Task description
Retype all material exactly. Pictures stay out of the copy.

************

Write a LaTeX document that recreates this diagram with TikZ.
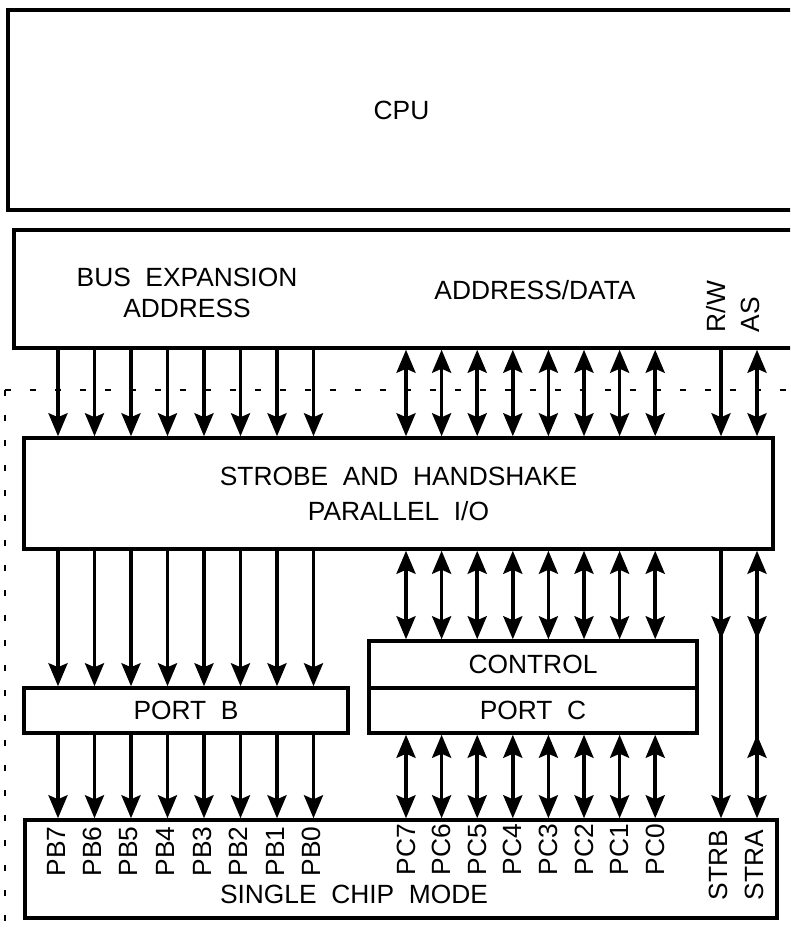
\documentclass[tikz,border=0pt]{standalone}
\usepackage{fontspec}
\setmainfont{Liberation Sans}[WordSpace=2]
\usetikzlibrary{arrows.meta}

\begin{document}
\begin{tikzpicture}[x=0.02cm,y=-0.02cm,line width=2pt,
font=\fontsize{15}{20}\selectfont,
>={Stealth[length=0.46cm,width=0.38cm,inset=0.08cm]}]
\tikzstyle{B}=[draw,inner sep=0pt,align=center]
\tikzstyle{T}=[inner sep=0pt,align=center]
\tikzstyle{V}=[inner sep=0pt,rotate=90,anchor=west]
\tikzstyle{dots}=[line width=1.6pt,dash pattern=on 0.12cm off 0.38cm]
\useasboundingbox (0,0) rectangle (790,928);
\clip (0,0) rectangle (790,928);

% chip boundary
\coordinate (corner) at (5,390);
\draw[dots] (corner) -- (795,390);
\draw[dots] (corner) -- (5,935);

% blocks
\node[B,minimum width=15.74cm,minimum height=4cm] (cpu) at (401.5,110) {CPU};
\node[B,minimum width=15.62cm,minimum height=2.36cm] (bus) at (404.5,289) {};
\node[B,minimum width=14.98cm,minimum height=2.22cm] (pio) at (398.5,493.5)
  {STROBE AND HANDSHAKE\\PARALLEL I/O};
\node[B,minimum width=6.48cm,minimum height=0.9cm] (portb) at (186,710.5) {PORT B};
\node[B,minimum width=6.56cm,minimum height=0.94cm] (ctrl) at (533,664.5) {CONTROL};
\node[B,minimum width=6.56cm,minimum height=0.9cm] (portc) at (533,710.5) {PORT C};
\node[B,minimum width=15.04cm,minimum height=1.96cm] (chip) at (401,869) {};

% texts of the bus block
\node[T,font=\fontsize{15}{17.6}\selectfont] (exp) at (187,293) {BUS EXPANSION\\ADDRESS};
\node[T] (ad) at (535,290) {ADDRESS/DATA};
\node[V] (rw) at (716,334) {R/W};
\node[V] (as) at (750,334) {AS};
\node[T] (mode) at (354,894) {SINGLE CHIP MODE};

% pin columns
\foreach \i in {0,...,7}{
  \coordinate (b\i) at ({58+36.5*\i},0);
  \coordinate (c\i) at ({406+35.6*\i},0);
}
\coordinate (strb) at (721,0);
\coordinate (stra) at (757,0);

\foreach \i in {0,...,7}{
  \draw[->] (b\i |- bus.south) -- (b\i |- pio.north);
  \draw[->] (b\i |- pio.south) -- (b\i |- portb.north);
  \draw[->] (b\i |- portb.south) -- (b\i |- chip.north);
  \draw[<->] (c\i |- bus.south) -- (c\i |- pio.north);
  \draw[<->] (c\i |- pio.south) -- (c\i |- ctrl.north);
  \draw[<->] (c\i |- portc.south) -- (c\i |- chip.north);
}

% strobe lines
\draw[->] (strb |- bus.south) -- (strb |- pio.north);
\draw[->] (strb |- pio.south) -- (strb |- ctrl.north);
\draw ([yshift=0.2cm]strb |- ctrl.north) -- (strb |- portc.south);
\draw[->] (strb |- portc.south) -- (strb |- chip.north);
\draw[<->] (stra |- bus.south) -- (stra |- pio.north);
\draw[<->] (stra |- pio.south) -- (stra |- ctrl.north);
\draw ([yshift=0.2cm]stra |- ctrl.north) -- ([yshift=-0.2cm]stra |- portc.south);
\draw[<->] (stra |- portc.south) -- (stra |- chip.north);

% pin names
\foreach \n [count=\i from 0] in {7,6,...,0}{
  \node[V] (pb\n) at ([xshift=-0.04cm]b\i |- 0,878) {PB\n};
  \node[V] (pc\n) at (c\i |- 0,877) {PC\n};
}
\node[V] (strbl) at ([xshift=-0.06cm]strb |- 0,902) {STRB};
\node[V] (stral) at ([xshift=-0.06cm]stra |- 0,902) {STRA};
\end{tikzpicture}
\end{document}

************

Response for this exercise
Write a LaTeX document that recreates this diagram with TikZ.
\documentclass[tikz,border=0pt]{standalone}
\usepackage{fontspec}
\setmainfont{Liberation Sans}[WordSpace=2]
\usetikzlibrary{arrows.meta}

\begin{document}
\begin{tikzpicture}[x=0.02cm,y=-0.02cm,line width=2pt,
font=\fontsize{15}{20}\selectfont,
>={Stealth[length=0.46cm,width=0.38cm,inset=0.08cm]}]
\tikzstyle{B}=[draw,inner sep=0pt,align=center]
\tikzstyle{T}=[inner sep=0pt,align=center]
\tikzstyle{V}=[inner sep=0pt,rotate=90,anchor=west]
\tikzstyle{dots}=[line width=1.6pt,dash pattern=on 0.12cm off 0.38cm]
\useasboundingbox (0,0) rectangle (790,928);
\clip (0,0) rectangle (790,928);

% chip boundary
\coordinate (corner) at (5,390);
\draw[dots] (corner) -- (795,390);
\draw[dots] (corner) -- (5,935);

% blocks
\node[B,minimum width=15.74cm,minimum height=4cm] (cpu) at (401.5,110) {CPU};
\node[B,minimum width=15.62cm,minimum height=2.36cm] (bus) at (404.5,289) {};
\node[B,minimum width=14.98cm,minimum height=2.22cm] (pio) at (398.5,493.5)
  {STROBE AND HANDSHAKE\\PARALLEL I/O};
\node[B,minimum width=6.48cm,minimum height=0.9cm] (portb) at (186,710.5) {PORT B};
\node[B,minimum width=6.56cm,minimum height=0.94cm] (ctrl) at (533,664.5) {CONTROL};
\node[B,minimum width=6.56cm,minimum height=0.9cm] (portc) at (533,710.5) {PORT C};
\node[B,minimum width=15.04cm,minimum height=1.96cm] (chip) at (401,869) {};

% texts of the bus block
\node[T,font=\fontsize{15}{17.6}\selectfont] (exp) at (187,293) {BUS EXPANSION\\ADDRESS};
\node[T] (ad) at (535,290) {ADDRESS/DATA};
\node[V] (rw) at (716,334) {R/W};
\node[V] (as) at (750,334) {AS};
\node[T] (mode) at (354,894) {SINGLE CHIP MODE};

% pin columns
\foreach \i in {0,...,7}{
  \coordinate (b\i) at ({58+36.5*\i},0);
  \coordinate (c\i) at ({406+35.6*\i},0);
}
\coordinate (strb) at (721,0);
\coordinate (stra) at (757,0);

\foreach \i in {0,...,7}{
  \draw[->] (b\i |- bus.south) -- (b\i |- pio.north);
  \draw[->] (b\i |- pio.south) -- (b\i |- portb.north);
  \draw[->] (b\i |- portb.south) -- (b\i |- chip.north);
  \draw[<->] (c\i |- bus.south) -- (c\i |- pio.north);
  \draw[<->] (c\i |- pio.south) -- (c\i |- ctrl.north);
  \draw[<->] (c\i |- portc.south) -- (c\i |- chip.north);
}

% strobe lines
\draw[->] (strb |- bus.south) -- (strb |- pio.north);
\draw[->] (strb |- pio.south) -- (strb |- ctrl.north);
\draw ([yshift=0.2cm]strb |- ctrl.north) -- (strb |- portc.south);
\draw[->] (strb |- portc.south) -- (strb |- chip.north);
\draw[<->] (stra |- bus.south) -- (stra |- pio.north);
\draw[<->] (stra |- pio.south) -- (stra |- ctrl.north);
\draw ([yshift=0.2cm]stra |- ctrl.north) -- ([yshift=-0.2cm]stra |- portc.south);
\draw[<->] (stra |- portc.south) -- (stra |- chip.north);

% pin names
\foreach \n [count=\i from 0] in {7,6,...,0}{
  \node[V] (pb\n) at ([xshift=-0.04cm]b\i |- 0,878) {PB\n};
  \node[V] (pc\n) at (c\i |- 0,877) {PC\n};
}
\node[V] (strbl) at ([xshift=-0.06cm]strb |- 0,902) {STRB};
\node[V] (stral) at ([xshift=-0.06cm]stra |- 0,902) {STRA};
\end{tikzpicture}
\end{document}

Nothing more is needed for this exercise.